▶ WHAT YOU NEED TO DO:
Pick out the lines below that contain the string "chart" and copy them all.

▶ RECORDS SHOWN:
▬▬▬

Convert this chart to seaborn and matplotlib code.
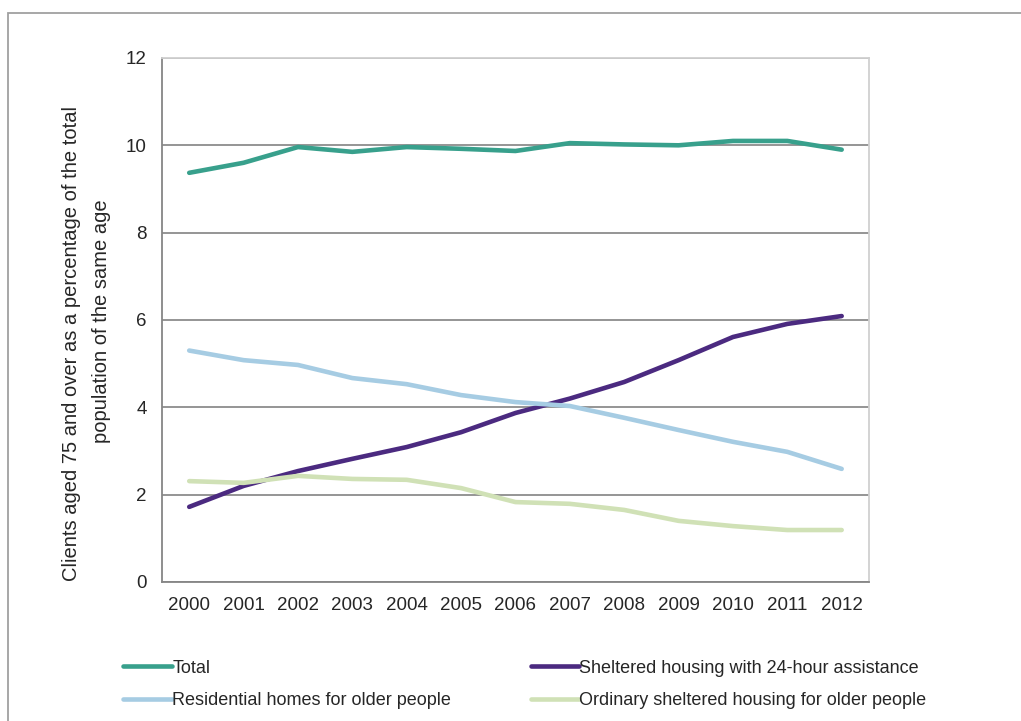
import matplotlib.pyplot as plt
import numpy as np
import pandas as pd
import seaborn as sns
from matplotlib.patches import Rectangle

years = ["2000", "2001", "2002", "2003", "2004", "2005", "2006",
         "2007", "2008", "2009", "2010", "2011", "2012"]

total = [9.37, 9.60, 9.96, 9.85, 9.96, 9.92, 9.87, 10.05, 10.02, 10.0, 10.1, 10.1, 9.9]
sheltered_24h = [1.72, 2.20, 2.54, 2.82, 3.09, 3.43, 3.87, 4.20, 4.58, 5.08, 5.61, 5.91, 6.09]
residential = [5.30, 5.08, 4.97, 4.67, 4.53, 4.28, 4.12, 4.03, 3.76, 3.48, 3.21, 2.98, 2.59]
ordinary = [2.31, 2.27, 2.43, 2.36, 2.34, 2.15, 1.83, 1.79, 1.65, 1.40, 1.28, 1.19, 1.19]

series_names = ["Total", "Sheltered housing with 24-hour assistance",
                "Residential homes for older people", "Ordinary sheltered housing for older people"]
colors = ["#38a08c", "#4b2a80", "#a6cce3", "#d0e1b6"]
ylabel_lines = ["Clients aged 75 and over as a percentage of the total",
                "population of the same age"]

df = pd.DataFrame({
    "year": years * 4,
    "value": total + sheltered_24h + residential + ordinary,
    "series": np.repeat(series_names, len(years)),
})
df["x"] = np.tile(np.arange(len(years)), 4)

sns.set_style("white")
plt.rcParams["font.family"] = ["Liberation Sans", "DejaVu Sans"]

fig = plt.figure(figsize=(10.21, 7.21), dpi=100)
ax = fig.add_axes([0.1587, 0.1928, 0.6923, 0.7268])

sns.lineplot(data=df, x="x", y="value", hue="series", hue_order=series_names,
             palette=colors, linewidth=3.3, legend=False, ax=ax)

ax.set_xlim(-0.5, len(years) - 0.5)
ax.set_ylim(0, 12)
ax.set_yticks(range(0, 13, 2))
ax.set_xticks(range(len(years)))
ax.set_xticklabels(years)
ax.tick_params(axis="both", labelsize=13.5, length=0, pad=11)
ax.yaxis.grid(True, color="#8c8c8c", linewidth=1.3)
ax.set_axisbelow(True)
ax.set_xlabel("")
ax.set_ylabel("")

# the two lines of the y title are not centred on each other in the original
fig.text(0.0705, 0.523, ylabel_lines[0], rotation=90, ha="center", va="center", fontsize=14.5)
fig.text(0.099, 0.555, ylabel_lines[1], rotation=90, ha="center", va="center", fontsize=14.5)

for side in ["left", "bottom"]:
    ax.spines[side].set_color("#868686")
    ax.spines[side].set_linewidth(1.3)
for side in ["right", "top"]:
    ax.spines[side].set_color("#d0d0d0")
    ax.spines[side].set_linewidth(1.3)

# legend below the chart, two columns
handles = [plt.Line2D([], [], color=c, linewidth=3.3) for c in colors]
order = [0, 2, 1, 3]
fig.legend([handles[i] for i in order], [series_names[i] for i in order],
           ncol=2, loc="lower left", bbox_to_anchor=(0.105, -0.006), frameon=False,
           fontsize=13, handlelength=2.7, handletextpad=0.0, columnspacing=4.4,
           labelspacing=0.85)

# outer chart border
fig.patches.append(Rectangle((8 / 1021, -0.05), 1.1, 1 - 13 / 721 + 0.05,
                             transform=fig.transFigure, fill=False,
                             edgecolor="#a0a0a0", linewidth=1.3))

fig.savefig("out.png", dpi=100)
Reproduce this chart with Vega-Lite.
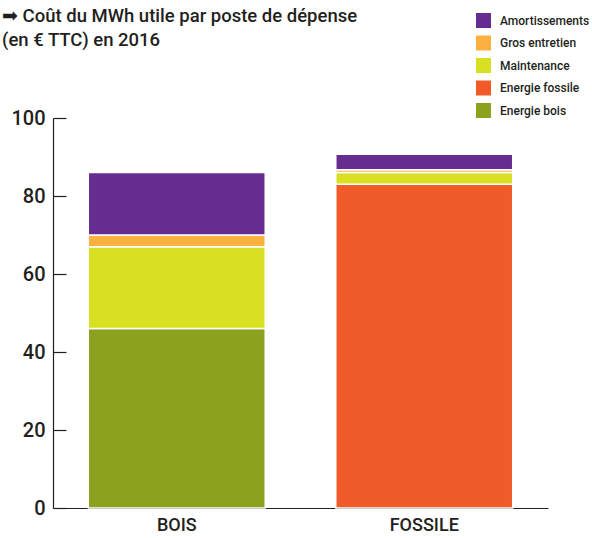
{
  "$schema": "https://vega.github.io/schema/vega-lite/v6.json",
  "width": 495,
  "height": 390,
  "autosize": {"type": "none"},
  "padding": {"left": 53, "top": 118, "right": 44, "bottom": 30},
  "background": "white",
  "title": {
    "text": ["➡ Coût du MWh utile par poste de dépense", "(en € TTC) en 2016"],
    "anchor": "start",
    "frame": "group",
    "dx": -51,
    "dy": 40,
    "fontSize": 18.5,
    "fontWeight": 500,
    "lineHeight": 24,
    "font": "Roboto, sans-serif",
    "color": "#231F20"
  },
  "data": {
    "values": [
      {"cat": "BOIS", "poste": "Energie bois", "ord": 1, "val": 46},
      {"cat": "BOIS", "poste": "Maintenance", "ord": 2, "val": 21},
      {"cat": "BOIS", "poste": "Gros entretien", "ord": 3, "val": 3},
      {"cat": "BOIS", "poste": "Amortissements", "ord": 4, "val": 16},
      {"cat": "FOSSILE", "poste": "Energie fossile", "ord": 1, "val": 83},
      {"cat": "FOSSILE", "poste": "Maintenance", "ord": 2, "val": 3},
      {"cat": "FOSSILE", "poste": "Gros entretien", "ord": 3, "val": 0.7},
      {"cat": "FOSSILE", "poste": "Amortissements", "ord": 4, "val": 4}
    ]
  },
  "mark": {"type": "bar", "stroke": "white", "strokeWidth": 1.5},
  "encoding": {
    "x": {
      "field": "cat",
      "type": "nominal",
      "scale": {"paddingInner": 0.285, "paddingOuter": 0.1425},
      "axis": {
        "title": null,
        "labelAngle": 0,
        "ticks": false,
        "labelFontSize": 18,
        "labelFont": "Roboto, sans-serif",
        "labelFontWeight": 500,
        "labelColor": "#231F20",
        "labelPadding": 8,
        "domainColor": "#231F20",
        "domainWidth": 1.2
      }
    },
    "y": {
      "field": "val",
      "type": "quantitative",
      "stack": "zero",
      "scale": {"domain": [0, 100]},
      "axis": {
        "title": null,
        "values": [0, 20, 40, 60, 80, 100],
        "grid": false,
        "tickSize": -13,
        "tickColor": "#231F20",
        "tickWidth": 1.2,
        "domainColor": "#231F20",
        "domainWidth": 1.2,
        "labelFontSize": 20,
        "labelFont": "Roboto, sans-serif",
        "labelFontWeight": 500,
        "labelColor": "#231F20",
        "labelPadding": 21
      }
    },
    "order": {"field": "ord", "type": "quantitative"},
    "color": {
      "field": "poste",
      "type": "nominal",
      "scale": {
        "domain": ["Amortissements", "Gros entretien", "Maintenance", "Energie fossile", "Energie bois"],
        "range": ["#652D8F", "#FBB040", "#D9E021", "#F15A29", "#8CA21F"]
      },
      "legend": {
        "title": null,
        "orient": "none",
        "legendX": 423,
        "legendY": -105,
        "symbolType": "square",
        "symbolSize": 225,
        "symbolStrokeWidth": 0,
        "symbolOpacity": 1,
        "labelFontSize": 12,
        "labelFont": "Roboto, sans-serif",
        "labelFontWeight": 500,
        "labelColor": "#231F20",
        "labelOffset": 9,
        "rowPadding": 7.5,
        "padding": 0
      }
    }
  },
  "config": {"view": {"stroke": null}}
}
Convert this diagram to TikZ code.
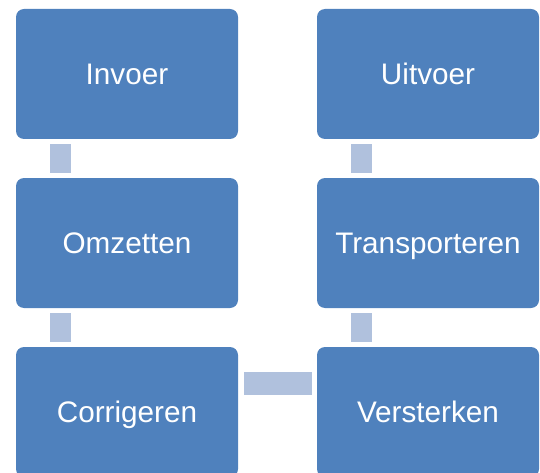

▬▬▬

▶ RESULT:
Convert this chart to seaborn and matplotlib code.
# legend below the chart, two columns
# outer chart border
Reproduce this chart with Vega-Lite.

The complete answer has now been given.